Commodore 64 Partial Recall…
CNN ran a piece on the C-64 (I still recall our VIC-20)…Peek, Poke, Sprites, SAM, and intrepid ones might recall JMP, STP, XOR, etc and the handy Hesmon application that let you write in assembly code. For me the C-64 was the machine that really ushered in the computer age as a youngster of about eleven…that and the 1541 Floppy Disk Drive…
My children still cringe when I explain we had to use tape cassettes to transfer over programs…It was a cool computer though. Far better than the ugly Trash 80 and unlike the Apple II et all. of the time- it really was user friendly. I burned many school nights staying up with my father and working the concept of a dimensional. As an aside my kids still cringe when I explain we only had three television channels.
Or perhaps you, the reader, can relate to keying in a huge program from RUN Magazine, only to see it crash and burn…we learned how to debug and pay attention to our syntax- and after a couple of those incidences dad sprung for a tape drive. I have one here somewhere, and our old family unit is still working…now if I could remember their idiosyncratic version of BASIC.
From the piece:
C64.com visitors are mostly nostalgia seekers — men in their 30s looking to download their favorite childhood games.

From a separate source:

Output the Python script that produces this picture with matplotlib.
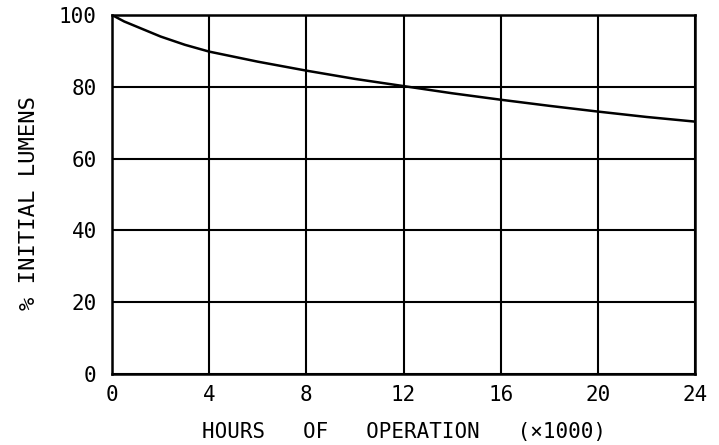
import matplotlib.pyplot as plt

hours = [0, 0.5, 1, 2, 3, 4, 6, 8, 10, 12, 14, 16, 18, 20, 22, 24]
lumens = [100, 98.2, 96.8, 94.0, 91.7, 89.8, 87.0, 84.5, 82.2, 80.2, 78.2, 76.4, 74.7, 73.1, 71.6, 70.3]
xticks = [0, 4, 8, 12, 16, 20, 24]
yticks = [0, 20, 40, 60, 80, 100]

plt.rcParams['font.family'] = ['DejaVu Sans Mono']

fig = plt.figure(figsize=(7.19, 4.45), dpi=100)
ax = fig.add_axes([0.1558, 0.1596, 0.8108, 0.8067])

ax.plot(hours, lumens, color='black', lw=1.8)
ax.set_xlim(0, 24)
ax.set_ylim(0, 100)
ax.set_xticks(xticks)
ax.set_yticks(yticks)
ax.grid(True, color='black', lw=1.5)
for s in ax.spines.values():
    s.set_linewidth(1.8)
ax.tick_params(length=0, labelsize=15)
ax.tick_params(axis='y', pad=11)
ax.tick_params(axis='x', pad=8)
ax.set_xlabel('HOURS   OF   OPERATION   (×1000)', fontsize=15)
ax.set_ylabel('% INITIAL LUMENS', fontsize=16)
ax.yaxis.set_label_coords(-0.125, 0.476)
ax.xaxis.set_label_coords(0.5, -0.135)

fig.savefig('out.png', dpi=100)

Emulators let them play the games without having a machine. Popular downloads include “Boulder Dash,” “Ghostbusters,” and “The Great Giana Sisters.”

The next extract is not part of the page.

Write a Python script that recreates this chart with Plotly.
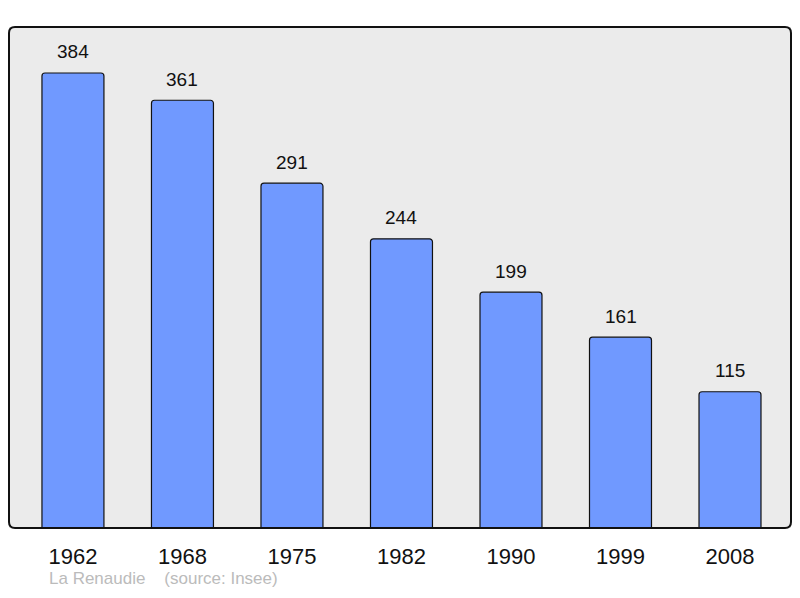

“It may have not been the most sophisticated computer, but it did have a lot of personality and it was lovable and remains loveable,” said Harry McCracken, vice president and editor in chief of PC World.

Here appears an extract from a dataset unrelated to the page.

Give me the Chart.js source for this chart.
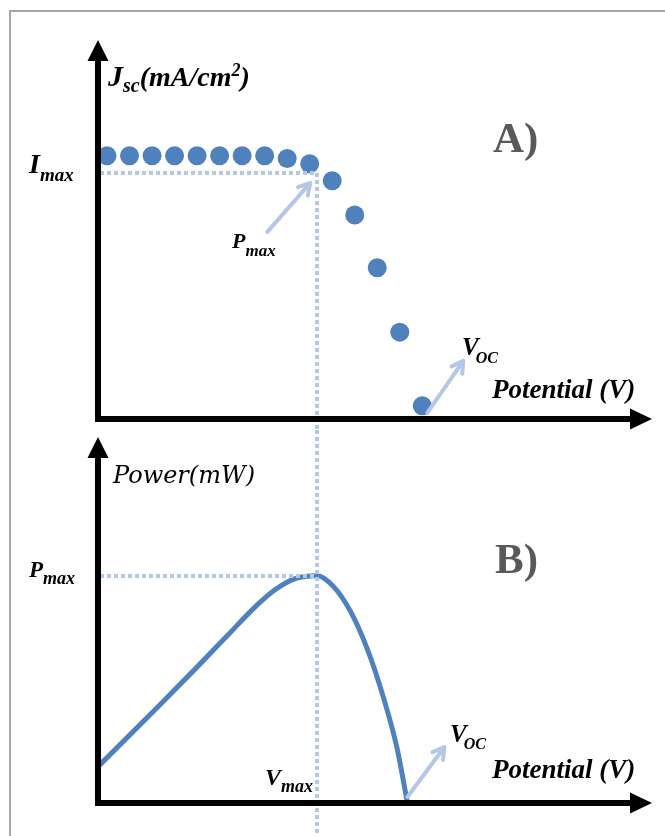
<!DOCTYPE html>
<html>
<head>
<meta charset="utf-8">
<script src="https://cdn.jsdelivr.net/npm/chart.js@4.4.1/dist/chart.umd.min.js"></script>
<style>
  html, body { margin: 0; padding: 0; background: #fff; }
  #wrap { position: relative; width: 665px; height: 836px; overflow: hidden; background: #fff; }
  #frame { position: absolute; left: 9px; top: 10px; width: 800px; height: 1000px;
           border-left: 2px solid #a6a6a6; border-top: 2px solid #a6a6a6; }
  canvas { position: absolute; left: 0; }
  #cA { top: 0; }
  #cB { top: 430px; }
</style>
</head>
<body>
<div id="wrap">
  <div id="frame"></div>
  <canvas id="cA" width="665" height="430"></canvas>
  <canvas id="cB" width="665" height="406"></canvas>
</div>
<script>
// ---- J–V curve (panel A): potential in V, current density in mA/cm2
const potentialA = [0.02, 0.07, 0.12, 0.17, 0.22, 0.27, 0.32, 0.37, 0.42, 0.47, 0.52, 0.57, 0.62, 0.67, 0.72];
const currentA   = [20.0, 20.0, 20.0, 20.0, 20.0, 20.0, 20.0, 20.0, 19.8, 19.4, 18.1, 15.5, 11.5, 6.6, 1.0];

// ---- P–V curve (panel B): potential in V, power in mW
const potentialB = [0.0, 0.142, 0.216, 0.289, 0.349, 0.393, 0.438, 0.487, 0.522, 0.560, 0.598, 0.633, 0.664, 0.687];
const powerB     = [1.6, 4.41, 5.90, 7.40, 8.63, 9.38, 9.87, 10.0, 9.54, 8.45, 6.77, 4.69, 2.41, 0.0];

// maximum power point
const V_MAX = 0.487;
const I_MAX = 18.7;
const P_MAX = 10.0;

// axis extents
const X_AXIS_MAX = 1.23;
const J_AXIS_MAX = 28.8;
const P_AXIS_MAX = 16.1;

const BLUE = '#4f81bd';
const GUIDE = '#b4c8e4';
const POINTER = '#b4c7e7';
const SERIF = '"Liberation Serif", "Times New Roman", serif';

function font(size, style) { return (style || 'italic bold') + ' ' + size + 'px ' + SERIF; }

// draws text runs left to right: [text, font, baselineOffset, kern]
function runs(ctx, x, y, parts, color) {
  ctx.save();
  ctx.fillStyle = color || '#000';
  ctx.textBaseline = 'alphabetic';
  ctx.textAlign = 'left';
  let cx = x;
  for (const [t, f, dy, dx] of parts) {
    ctx.font = f;
    cx += (dx || 0);
    ctx.fillText(t, cx, y + (dy || 0));
    cx += ctx.measureText(t).width;
  }
  ctx.restore();
}

function dotted(ctx, x1, y1, x2, y2) {
  ctx.save();
  ctx.strokeStyle = GUIDE;
  ctx.lineWidth = 4;
  ctx.lineCap = 'butt';
  ctx.setLineDash([4, 3]);
  ctx.beginPath();
  ctx.moveTo(Math.round(x1), Math.round(y1));
  ctx.lineTo(Math.round(x2), Math.round(y2));
  ctx.stroke();
  ctx.restore();
}

function pointer(ctx, x1, y1, x2, y2) {
  const a = Math.atan2(y2 - y1, x2 - x1);
  const h = 13, s = Math.PI / 6;
  ctx.save();
  ctx.strokeStyle = POINTER;
  ctx.lineWidth = 4;
  ctx.lineCap = 'round';
  ctx.lineJoin = 'round';
  ctx.beginPath();
  ctx.moveTo(x1, y1);
  ctx.lineTo(x2, y2);
  ctx.moveTo(x2 - h * Math.cos(a - s), y2 - h * Math.sin(a - s));
  ctx.lineTo(x2, y2);
  ctx.lineTo(x2 - h * Math.cos(a + s), y2 - h * Math.sin(a + s));
  ctx.stroke();
  ctx.restore();
}

// thick black axes with filled arrowheads
function axes(chart) {
  const ctx = chart.ctx;
  const { right, top } = chart.chartArea;
  const x0 = Math.round(chart.scales.x.getPixelForValue(0));
  const y0 = Math.round(chart.scales.y.getPixelForValue(0));
  ctx.save();
  ctx.fillStyle = '#000';
  ctx.fillRect(x0 - 3, top + 18, 6, y0 + 3 - (top + 18));
  ctx.fillRect(x0 - 3, y0 - 3, right - 20 - (x0 - 3), 6);
  ctx.beginPath();
  ctx.moveTo(x0, top); ctx.lineTo(x0 + 10.5, top + 21); ctx.lineTo(x0 - 10.5, top + 21); ctx.closePath();
  ctx.fill();
  ctx.beginPath();
  ctx.moveTo(right, y0); ctx.lineTo(right - 22, y0 - 10.5); ctx.lineTo(right - 22, y0 + 10.5); ctx.closePath();
  ctx.fill();
  ctx.restore();
}

const panelA = {
  id: 'panelA',
  afterDatasetsDraw(chart) {
    const ctx = chart.ctx;
    const xs = chart.scales.x, ys = chart.scales.y;
    const xV = xs.getPixelForValue(V_MAX);
    const yI = ys.getPixelForValue(I_MAX);
    const { left } = chart.chartArea;

    dotted(ctx, left + 2, yI, xV, yI);
    dotted(ctx, xV, yI, xV, chart.height);
    axes(chart);

    // P_max pointer
    pointer(ctx, xV - 50, yI + 59, xV - 7, yI + 10);
    // V_oc pointer from the last measured point
    const n = potentialA.length - 1;
    const xo = xs.getPixelForValue(potentialA[n]);
    const yo = ys.getPixelForValue(currentA[n]);
    pointer(ctx, xo + 5, yo + 7, xo + 41, yo - 45);

    runs(ctx, 108, 86, [['J', font(30)], ['sc', font(20), 6], ['(mA/cm', font(28)], ['2', font(18), -10], [')', font(28)]]);
    runs(ctx, 29, 173, [['I', font(28)], ['max', font(19), 8]]);
    runs(ctx, 232, 248, [['P', font(22)], ['max', font(17), 8]]);
    runs(ctx, 462, 355, [['V', font(25)], ['OC', font(16), 8, -3]]);
    runs(ctx, 492, 398, [['Potential (V)', font(27)]]);
    runs(ctx, 493, 152, [['A)', font(43, 'bold')]], '#595959');
  }
};

const panelB = {
  id: 'panelB',
  afterDatasetsDraw(chart) {
    const ctx = chart.ctx;
    const xs = chart.scales.x, ys = chart.scales.y;
    const xV = xs.getPixelForValue(V_MAX);
    const yP = ys.getPixelForValue(P_MAX);
    const { left } = chart.chartArea;

    dotted(ctx, left + 2, yP, xV, yP);
    dotted(ctx, xV, 0, xV, chart.height);
    axes(chart);

    const n = potentialB.length - 1;
    const xo = xs.getPixelForValue(potentialB[n]);
    const yo = ys.getPixelForValue(powerB[n]);
    pointer(ctx, xo, yo - 6, xo + 37, yo - 56);

    runs(ctx, 113, 53, [['Power(mW)', 'italic 24px "DejaVu Serif", serif']]);
    runs(ctx, 29, 147, [['P', font(23)], ['max', font(18), 7]]);
    runs(ctx, 265, 355, [['V', font(24)], ['max', font(18), 7]]);
    runs(ctx, 450, 312, [['V', font(25)], ['OC', font(16), 7, -3]]);
    runs(ctx, 492, 348, [['Potential (V)', font(27)]]);
    runs(ctx, 495, 143, [['B)', font(43, 'bold')]], '#595959');
  }
};

const common = {
  responsive: false,
  animation: false,
  devicePixelRatio: 1,
  events: [],
  plugins: { legend: { display: false }, tooltip: { enabled: false } }
};

new Chart(document.getElementById('cA'), {
  type: 'scatter',
  data: {
    datasets: [{
      data: potentialA.map((v, i) => ({ x: v, y: currentA[i] })),
      backgroundColor: BLUE,
      borderColor: BLUE,
      borderWidth: 0,
      pointRadius: 9.5,
      pointHoverRadius: 9.5,
      clip: false
    }]
  },
  options: Object.assign({}, common, {
    layout: { padding: { left: 98, right: 13, top: 40, bottom: 11 } },
    scales: {
      x: { type: 'linear', display: false, min: 0, max: X_AXIS_MAX },
      y: { type: 'linear', display: false, min: 0, max: J_AXIS_MAX }
    }
  }),
  plugins: [panelA]
});

new Chart(document.getElementById('cB'), {
  type: 'scatter',
  data: {
    datasets: [{
      data: potentialB.map((v, i) => ({ x: v, y: powerB[i] })),
      showLine: true,
      borderColor: BLUE,
      borderWidth: 5,
      pointRadius: 0,
      pointHoverRadius: 0,
      cubicInterpolationMode: 'monotone',
      clip: false
    }]
  },
  options: Object.assign({}, common, {
    layout: { padding: { left: 98, right: 13, top: 7, bottom: 33 } },
    scales: {
      x: { type: 'linear', display: false, min: 0, max: X_AXIS_MAX },
      y: { type: 'linear', display: false, min: 0, max: P_AXIS_MAX }
    }
  }),
  plugins: [panelB]
});
</script>
</body>
</html>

Often overshadowed by the Apple II and Atari 800, the Commodore 64 rose to great heights in the 1980s. From 1982-1993, 17 million C64s were sold. The Guinness Book of World Records lists the Commodore 64 as the best-selling single computer model.
I will close with some trivia (for scott m.) the Apple and C-64 shared which microprocessor? The one it did not share was used by the venerable VIC-20 I think…
The 6510 or 6502?
CommodorePopularity: 3% [?]


I used to wish for the C64 from afar - playing with it whenever I went to JC Penney back in the day.
We had an Atari 400 back then - great games, but otherwise sort of sucky.
I guess Steve Jobs liked it, because the iPhone keyboard is similar to the Atari 400.
I had the tape drive, too. And maybe I can consider myself a blogger from the early 80’s.
I used to write a couple sentence recap of each day and end it with the “Babe of the Day” - whichever girl in my school was my crush that given day.
I saved this daily to the cassettes, but never published it to the Interwebs. So, I guess I couldn’t have been a blogger.
Maybe a dlogger (dork logger).
I do believe you’re correct.
I’m thinking the 65xx was first used in the C64 while the Vic-20 shared the 65xx with the Apple.
But I won’t spoil the answer for Scott M.
Where is Jim Butterfield when you need him?
What’s really funny is I hadn’t seen the CNN piece but I wrote in my Blog today about one of my old C64 experiences called Habitat. C= must be in the air.